Oh, Poor Andrea. I can only imagine how she must feel. I hope George comes back soon. A very good chapter- it was defintly a reprieve from my Computer Tech class. Thanks much for that and the good story. :-)
Dude! I think you're my mod! I love the way this story is headed! Absolutely fabulous! I would've left this review on the last chapter up, but i gotta go and do my darn homework! Thanks for the read and the moderating!
Author's Response: Yes, I AM your mod for now at least. I'm glad you think this is fab, because I'm rather fond of it. The Lightning Bond has come a long long long long way from the day I conceived it's idea when I was a Freshman in high school (I picked it up again last spring as a frosh in college), and so it's awesome to get so many positive reviews.
ARGH! I want to know the life-long secret! TELL US!! TELL US!!! Good chapter. Poor Andrea. Crazy George. There's actually a guy in my two art classes whose name is actually Don Juan. It's pretty funny. :-) Okya, I'll be waitng...
I haven't read this story in a while so I kinda forgot what happened, but all is well. Did we ever meet Emiline before? Oh well, I liked how she and Fred have a connection. hehe. Pretty cute. The fight between Hermione and Andrea was pretty intense, but ended perfectly when they cracked up. Funny funny. The chat between Gred and Forge was great. Kinda confusing, but I guess it's supposed to be that way. Pretty funny though. Thanks!
Author's Response: There wasn't a lot that really pertained to this chapter. I guess that this really is the beginning of the second act...? Yes. There wasn't anything that really tied this into the previous chapters, you just have to remember the basics for the background. I'm glad you liked the obvious connection...it's going to play into Fred's storyline a lot. I had fun writing the argument with Andrea and Hermione. It shows us again that Andrea has this temper that just flares up, and it showed us just what things are like with those girls. And last, but certainly not least...the conversation with the Trouble Twins. I've said this to people before, but I always imagine that they can really keep up multiple conversations at the same time. Kind of like people on instant messenger. They're just always on the same wavelength.

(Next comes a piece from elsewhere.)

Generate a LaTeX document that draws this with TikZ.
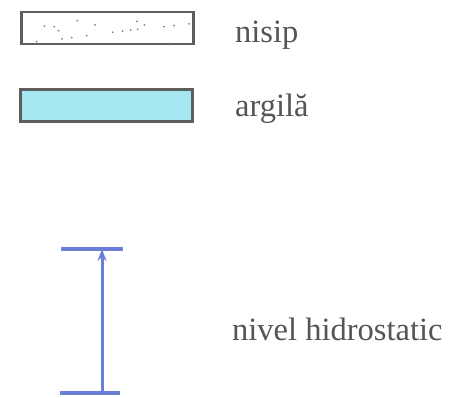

Well, I am really interested in what is going on between Harry and Andrea. And I love the whole George/Andrea ship. Very cute. And I do wonder along with 'just bee'; the first break-up? There's gonna be more? Uh-oh.
Author's Response: I'll give you this much of a clue: if you read the parts of Order of the Phoenix that this story corresponds with, you'll notice...well. You'll notice something. That's all I'm saying about Harry and Andrea until the epilogue. George and Andrea make me very happy as well. Sigh :) Yes, you read right. The 'first' break-up. There WILL be more. Just who and when? That's the suspense...
The others are right...pretty cool developments. I love the kite bit, it makes me want to go kite flying- but I don't think a Chicago January is good for that...Anyway, I am really starting to wonder about this connection between Harry and Andrea. It seems like it might lead up to the discovery that Andrea is Harry's long-lost-sister or something of the sort, but it is interesting. I also like how you incorporate the scenes from the book into your story. Very creative!
Author's Response: I ADORE kite flying, which is why I was so keen to put it in here. And yes, just stay with me on the Harry-Andrea thing. I won't lie...it's a cliched idea, but I'm hoping to pull it off in a way that is bearable - that was definitely the appeal of picking up this story again. I started it when I was 14, and every aspect of it was cliche back then. The only thing that has stayed the same is Andrea's name (only her first name) and her connection to Harry. And it was written pre-OotP way back then. Thanks for the review.